Gilbert Markham, maître d'une grosse ferme, raconte son histoire à un ami. Il décrit la jeune dame du manoir de Wildfell Hall, Helen Graham, qui vient d'arriver dans le pays et c'est par ce regard extérieur - jamais neutre pourtant - que nous l'apercevons. Il commence d'abord par la trouver antipathique puis peu à peu tombe sous son charme. La jeune femme  nous apparaît donc comme un être mystérieux qui veille jalousement à ce que l'on ne sache rien de son passé. Le lecteur est placé à l'intérieur  de la conscience du jeune homme et suit de près l'évolution de ses sentiments, l'admiration, l'amour puis les doutes qui l'assaillent, la jalousie qui va finir par le dévorer. A travers l'observation du jeune homme apparaît aussi toute une société campagnarde, sa mère, sa soeur et son frère, le pasteur, Michaël Millward et sa jeune fille à marier, toute une société avec ses faiblesses, ses petitesses d'esprit, son amour des commérages et des médisances qui ne permettent pas à Helen Graham de vivre en paix .

La seconde partie du roman nous permet de découvrir le secret de la jeune femme par l'intermédiaire de son journal qu'elle confie à Gilbert pour se disculper. Il s'agit d'un roman dans le roman, une oeuvre en miroir, qui nous permet la fois de connaître son passé mais aussi de voir, de son point de vue, le récit conté par Gilbert à son ami. Une sorte de reflet inversé des personnages et des évènements. Le jeune homme reprend ensuite le récit entrecoupé cette fois par des lettres d'Helen qui ne sont pas toujours complètes, ce qui maintient des zones d'ombre autour du personnage. On voit que la technique d'Anne est extrêmement complexe et les personnages et l'intrigue en paraissent plus profonds, comme mis en abyme dans un miroir.

Les trois soeurs Brontë par Branwell


 Le féminisme de La dame du manoir de Wildfell Hall

Le roman d'Anne Brontë est résolument féministe. Elle dénonce une société où la femme n'a aucun droit, aucune liberté. Helen est obligée de fuir son mari avec son enfant  et  de se cacher si elle veut conserver le droit de garder son fils. Anne s'éloigne du romantisme exacerbé d'Emilie, du romantisme gothique de la Charlotte de Jane Eyre.  Le frère d'Anne, Branwell, a servi de modèle au personnage du mari de Helen, Arthur Huntington, et elle sait de quoi elle parle quand elle décrit les scènes de beuverie et d'adultère. Mais Anne a la finesse de ne pas tomber dans le manichéisme. Arthur, dit-elle,"n'est pas réellement mauvais" mais il se laisse aller à son goût du plaisir, à sa veulerie.Tout en écrivant le premier roman féministe et en dénonçant l'asservissement de l'épouse à son mari,  Anne Brontë montre aussi les perversions et les roueries des femmes à travers la figure d'Annabella, la maîtresse d'Arthur . Elle décrit aussi les faiblesses d'Helen qui a choisi Arthur pour époux alors qu'elle savait qui il était. La femme est donc responsable de ses propres choix. 

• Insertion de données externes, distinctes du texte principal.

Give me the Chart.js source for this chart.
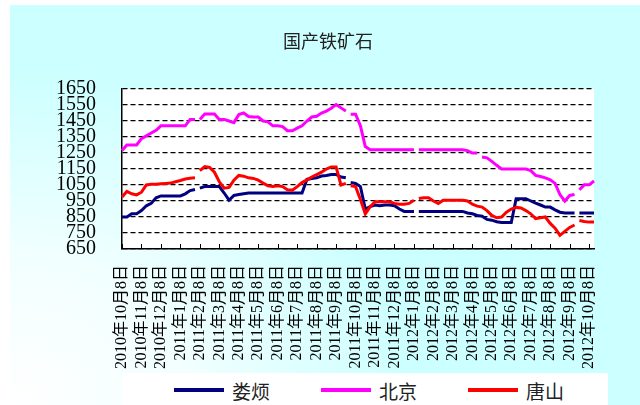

Pour ma part, j'ai trouvé Helen Graham un peu trop moralisatrice. Elle épouse Arthur malgré ses défauts parce qu'elle entend le réformer. Elle est souvent donneuse de leçon et par là même on comprend que son mari la fuit et la laisse à la campagne quand il va faire la noce à Londres!  Mais bien entendu, c'est une opinion personnelle. Anne Brontë est fille de pasteur, elle souffre trop de voir son frère détruire toutes ses capacités intellectuelles et sa santé physique . Elle veut donc montrer la vérité nue, dans toute son horreur, pour  la réformer : Si je puis empêcher la chute d'un jeune homme trop léger ou d'une jeune fille trop étourdie, alors je n'aurais pas écrit en vain, écrit-elle. Le roman est publié en Juin 1848.  Branwell meurt, alcoolique et tuberculeux, en septembre 1848.

Un style d'homme?
Le  roman  est écrit d'une plume ferme, sobre qui évite l'emphase et le pathétique et qui est même assez brutale. Un style d'homme? Le fait ce soit une femme qui ait écrit ainsi, avec autant de réalisme, sur l'alcoolisme et la débauche heurte d'autant plus les mentalités de l'époque victorienne.  Alors, laissons la parole à Anne Brontë qui répond ainsi à ses détracteurs :  Je suis convaincue que lorsqu'un livre est bon, il l'est quelque soit le sexe de son auteur. Tous les romans sont ou devraient être écrits pour les hommes comme pour les femmes. J'ai de la peine à concevoir comment un homme pourrait se permettre d'écrire quoi que ce soit qui puisse être véritablement déshonorant pour une femme, ou pourquoi une femme devait être censurée pour avoir écrit quoi que ce soit qui puisse être considéré comme approprié ou bienséant pour un homme.